The Social Construction and Deconstruction of Evil
Landlords in Contemporary Chinese Fiction, Art,
and Collective Memory

By Guo Wu


Modern Chinese Literature and Culture, vol. 25, no. 1 (Spring 2013), pp. 131-164


Using theories of sociology, personal interviews, textual and image analysis, and historical contextualization, the essay examines the portrayal of evil landlords in Chinese film and art, with a focus on the process of Chinese socialist state’s creation of difficult reputations of notorious evil landlords, the reception of the images, and their transformations today. The essay demonstrates how the image of fictitious landlord Huang Shiren is gradually demonized and caricatured from the original opera to the later film, ballet, and children’s comic book, and argues that the process of constructing Huang Shiren in White-Haired Girl is in line with the radicalization of Chinese politics from the 1940s through the 1970s.

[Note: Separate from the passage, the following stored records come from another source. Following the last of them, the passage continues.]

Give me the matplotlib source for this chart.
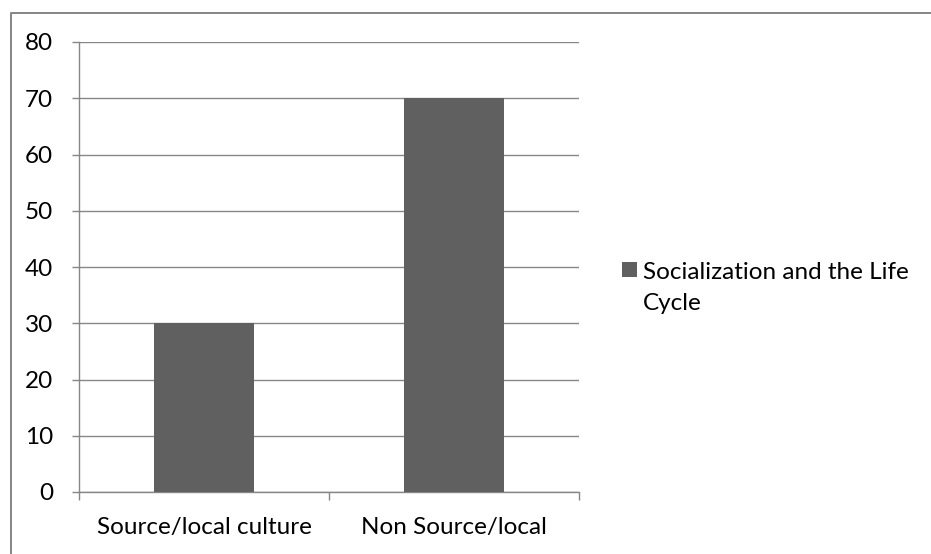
import matplotlib
matplotlib.use("Agg")
import matplotlib.pyplot as plt
from matplotlib.lines import Line2D
from matplotlib.patches import Rectangle

categories = ["Source/local culture", "Non Source/local"]
values = [30, 70]
series_name = "Socialization and the Life\nCycle"
y_ticks = [0, 10, 20, 30, 40, 50, 60, 70, 80]

W, H = 931, 554
DPI = 100
PT = 72 / DPI  # points per pixel
BAR_COLOR = "#606060"
GRID_COLOR = "#878787"
TEXT_COLOR = "#000000"
FONT_SIZE = 17.5

plt.rcParams["font.family"] = ["Lato", "DejaVu Sans"]

fig = plt.figure(figsize=(W / DPI, H / DPI), dpi=DPI)

def px(x0, y0, x1, y1):
    return [x0 / W, 1 - y1 / H, (x1 - x0) / W, (y1 - y0) / H]

ax = fig.add_axes(px(79, 42, 579, 492))
x = list(range(len(categories)))
ax.bar(x, values, width=0.4, color=BAR_COLOR, zorder=3)

ax.set_xlim(-0.5, len(categories) - 0.5)
ax.set_ylim(0, 80)
ax.set_yticks(y_ticks)
ax.set_yticklabels([str(v) for v in y_ticks])
ax.yaxis.grid(True, color=GRID_COLOR, linewidth=1.4 * PT, zorder=0)
ax.set_axisbelow(True)

ax.set_xticks(x)
ax.set_xticklabels(categories)
ax.set_xticks([i - 0.5 for i in range(len(categories) + 1)], minor=True)
ax.tick_params(axis="x", which="major", length=0, pad=25 * PT,
               labelsize=FONT_SIZE, labelcolor=TEXT_COLOR)
ax.tick_params(axis="x", which="minor", length=8 * PT, width=1.4 * PT, color=GRID_COLOR)
ax.tick_params(axis="y", length=7 * PT, width=1.4 * PT, color=GRID_COLOR, pad=19 * PT,
               labelsize=FONT_SIZE, labelcolor=TEXT_COLOR)

for side in ("top", "right"):
    ax.spines[side].set_visible(False)
for side in ("left", "bottom"):
    ax.spines[side].set_color(GRID_COLOR)
    ax.spines[side].set_linewidth(1.4 * PT)

# Outer chart frame (left and top edges)
fig.add_artist(Line2D([11 / W, 11 / W, 1.0], [0.0, 1 - 12.5 / H, 1 - 12.5 / H],
                      color="#888888", linewidth=2 * PT, transform=fig.transFigure))

# Legend entry
fig.add_artist(Rectangle((622 / W, 1 - 277 / H), 15 / W, 15 / H,
                         facecolor=BAR_COLOR, edgecolor="none", transform=fig.transFigure))
fig.text(643 / W, 1 - 310 / H, series_name, fontsize=FONT_SIZE, color=TEXT_COLOR,
         ha="left", va="baseline", linespacing=1.6)

fig.savefig("out.png", dpi=DPI)
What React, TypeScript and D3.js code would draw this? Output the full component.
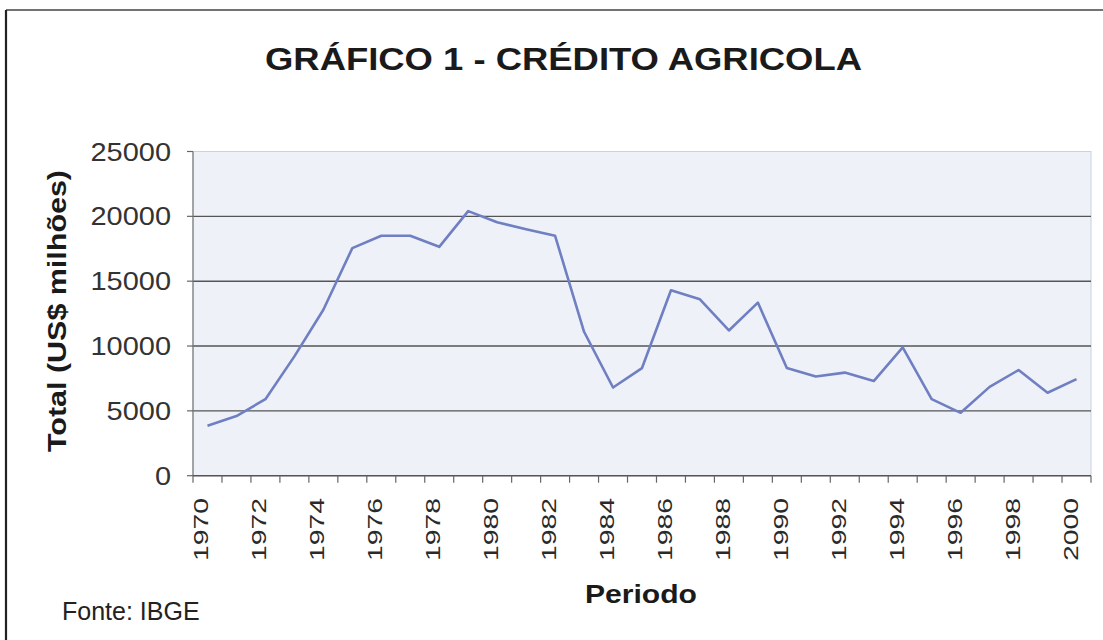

The image of the Sichuan landlord Liu Wencai is another case under study. The state used multiple methods to make Liu Wencai an epitome of all evils of the old society by sponsoring the design and construction of the Liu Wencai manor museum as a class struggle education site and training his tenants to recall the bitterness they suffered from Liu Wencai. The state and local artists also created the famous Rent-Collection Courtyard sculpture of over 100 figures to enhance the effect in educating the masses about the evilness of the landlord class. The article also shows that in recent years, the descendants of the accused landlords have started to challenge the difficult reputation of their forebears. The grandson of Liu Wencai privately interviewed the former tenants of Liu Wencai, attempting to rectify the name of his grandfather, and the great grandson of Zhou Chunfu, another notorious landlord who allegedly mimicked rooster crowing to wake up his hired laborers to work early. Zhou Chunfu (Zhou Bapi)’s story is invented in the soldier-writer Gao Yubao’s semi-fictitious autobiography, and it was so popular in socialist China that his great grandson Meng Lingqian published a book to rectify the name of Zhou Chunfu. Finally, the essay argues that socialist China as a propaganda state had sophisticated top-down techniques and rhetoric to create propaganda discourse about the evil character of the landlord class through a variety of art forms, which became a part of socialist China art as well as collective memory and historical imagination and posed challenge to the definition of art, literature, and history. However, it is in turn being challenged by a new round of historical inquiry and personal memory.